§ **What this task involves**
Provide the data again in its entirety, exactly as given.

§ **Provided information**

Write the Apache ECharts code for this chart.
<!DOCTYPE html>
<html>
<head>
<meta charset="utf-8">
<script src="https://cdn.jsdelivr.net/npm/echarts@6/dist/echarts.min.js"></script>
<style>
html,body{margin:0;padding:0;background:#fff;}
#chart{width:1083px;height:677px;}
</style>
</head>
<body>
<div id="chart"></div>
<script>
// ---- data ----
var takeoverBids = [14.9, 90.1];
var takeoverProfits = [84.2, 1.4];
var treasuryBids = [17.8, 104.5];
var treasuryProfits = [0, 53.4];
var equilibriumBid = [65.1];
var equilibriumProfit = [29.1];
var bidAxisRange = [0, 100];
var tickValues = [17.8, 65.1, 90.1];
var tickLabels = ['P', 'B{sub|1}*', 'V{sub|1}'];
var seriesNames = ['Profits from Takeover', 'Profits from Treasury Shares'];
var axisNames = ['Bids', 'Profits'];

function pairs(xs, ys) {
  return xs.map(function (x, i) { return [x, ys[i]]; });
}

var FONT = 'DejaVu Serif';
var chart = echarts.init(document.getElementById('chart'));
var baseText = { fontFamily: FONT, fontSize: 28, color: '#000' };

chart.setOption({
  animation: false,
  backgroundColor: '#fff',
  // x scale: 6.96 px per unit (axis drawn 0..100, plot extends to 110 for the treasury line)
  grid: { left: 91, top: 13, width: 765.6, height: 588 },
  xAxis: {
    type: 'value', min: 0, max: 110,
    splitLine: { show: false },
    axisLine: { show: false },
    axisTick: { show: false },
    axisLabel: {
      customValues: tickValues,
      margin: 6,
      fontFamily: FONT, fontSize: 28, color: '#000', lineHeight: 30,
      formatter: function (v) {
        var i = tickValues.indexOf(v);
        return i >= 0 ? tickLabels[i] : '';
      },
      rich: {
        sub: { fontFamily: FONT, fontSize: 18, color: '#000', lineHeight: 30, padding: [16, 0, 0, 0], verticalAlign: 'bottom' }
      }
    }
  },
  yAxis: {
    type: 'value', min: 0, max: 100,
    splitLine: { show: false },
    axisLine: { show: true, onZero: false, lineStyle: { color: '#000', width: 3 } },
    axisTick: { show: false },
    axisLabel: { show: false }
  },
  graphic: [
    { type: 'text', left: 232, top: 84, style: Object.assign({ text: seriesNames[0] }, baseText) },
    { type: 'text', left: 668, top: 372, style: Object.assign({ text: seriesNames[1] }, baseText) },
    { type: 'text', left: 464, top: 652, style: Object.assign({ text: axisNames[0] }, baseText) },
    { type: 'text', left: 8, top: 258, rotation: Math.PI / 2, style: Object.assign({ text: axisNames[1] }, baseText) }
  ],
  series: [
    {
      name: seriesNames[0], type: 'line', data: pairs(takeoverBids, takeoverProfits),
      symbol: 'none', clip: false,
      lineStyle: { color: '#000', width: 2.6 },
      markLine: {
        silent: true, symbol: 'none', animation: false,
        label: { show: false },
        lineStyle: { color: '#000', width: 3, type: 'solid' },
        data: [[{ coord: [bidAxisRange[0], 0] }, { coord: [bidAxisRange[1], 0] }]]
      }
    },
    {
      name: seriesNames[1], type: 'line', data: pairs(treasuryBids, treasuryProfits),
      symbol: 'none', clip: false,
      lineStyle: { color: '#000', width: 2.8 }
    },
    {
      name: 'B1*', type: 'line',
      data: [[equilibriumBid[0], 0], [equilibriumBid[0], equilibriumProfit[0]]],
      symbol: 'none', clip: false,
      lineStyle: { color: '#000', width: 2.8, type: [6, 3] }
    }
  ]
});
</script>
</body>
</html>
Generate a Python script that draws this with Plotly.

§ **Solution to this task**
Write the Apache ECharts code for this chart.
<!DOCTYPE html>
<html>
<head>
<meta charset="utf-8">
<script src="https://cdn.jsdelivr.net/npm/echarts@6/dist/echarts.min.js"></script>
<style>
html,body{margin:0;padding:0;background:#fff;}
#chart{width:1083px;height:677px;}
</style>
</head>
<body>
<div id="chart"></div>
<script>
// ---- data ----
var takeoverBids = [14.9, 90.1];
var takeoverProfits = [84.2, 1.4];
var treasuryBids = [17.8, 104.5];
var treasuryProfits = [0, 53.4];
var equilibriumBid = [65.1];
var equilibriumProfit = [29.1];
var bidAxisRange = [0, 100];
var tickValues = [17.8, 65.1, 90.1];
var tickLabels = ['P', 'B{sub|1}*', 'V{sub|1}'];
var seriesNames = ['Profits from Takeover', 'Profits from Treasury Shares'];
var axisNames = ['Bids', 'Profits'];

function pairs(xs, ys) {
  return xs.map(function (x, i) { return [x, ys[i]]; });
}

var FONT = 'DejaVu Serif';
var chart = echarts.init(document.getElementById('chart'));
var baseText = { fontFamily: FONT, fontSize: 28, color: '#000' };

chart.setOption({
  animation: false,
  backgroundColor: '#fff',
  // x scale: 6.96 px per unit (axis drawn 0..100, plot extends to 110 for the treasury line)
  grid: { left: 91, top: 13, width: 765.6, height: 588 },
  xAxis: {
    type: 'value', min: 0, max: 110,
    splitLine: { show: false },
    axisLine: { show: false },
    axisTick: { show: false },
    axisLabel: {
      customValues: tickValues,
      margin: 6,
      fontFamily: FONT, fontSize: 28, color: '#000', lineHeight: 30,
      formatter: function (v) {
        var i = tickValues.indexOf(v);
        return i >= 0 ? tickLabels[i] : '';
      },
      rich: {
        sub: { fontFamily: FONT, fontSize: 18, color: '#000', lineHeight: 30, padding: [16, 0, 0, 0], verticalAlign: 'bottom' }
      }
    }
  },
  yAxis: {
    type: 'value', min: 0, max: 100,
    splitLine: { show: false },
    axisLine: { show: true, onZero: false, lineStyle: { color: '#000', width: 3 } },
    axisTick: { show: false },
    axisLabel: { show: false }
  },
  graphic: [
    { type: 'text', left: 232, top: 84, style: Object.assign({ text: seriesNames[0] }, baseText) },
    { type: 'text', left: 668, top: 372, style: Object.assign({ text: seriesNames[1] }, baseText) },
    { type: 'text', left: 464, top: 652, style: Object.assign({ text: axisNames[0] }, baseText) },
    { type: 'text', left: 8, top: 258, rotation: Math.PI / 2, style: Object.assign({ text: axisNames[1] }, baseText) }
  ],
  series: [
    {
      name: seriesNames[0], type: 'line', data: pairs(takeoverBids, takeoverProfits),
      symbol: 'none', clip: false,
      lineStyle: { color: '#000', width: 2.6 },
      markLine: {
        silent: true, symbol: 'none', animation: false,
        label: { show: false },
        lineStyle: { color: '#000', width: 3, type: 'solid' },
        data: [[{ coord: [bidAxisRange[0], 0] }, { coord: [bidAxisRange[1], 0] }]]
      }
    },
    {
      name: seriesNames[1], type: 'line', data: pairs(treasuryBids, treasuryProfits),
      symbol: 'none', clip: false,
      lineStyle: { color: '#000', width: 2.8 }
    },
    {
      name: 'B1*', type: 'line',
      data: [[equilibriumBid[0], 0], [equilibriumBid[0], equilibriumProfit[0]]],
      symbol: 'none', clip: false,
      lineStyle: { color: '#000', width: 2.8, type: [6, 3] }
    }
  ]
});
</script>
</body>
</html>
Generate a Python script that draws this with Plotly.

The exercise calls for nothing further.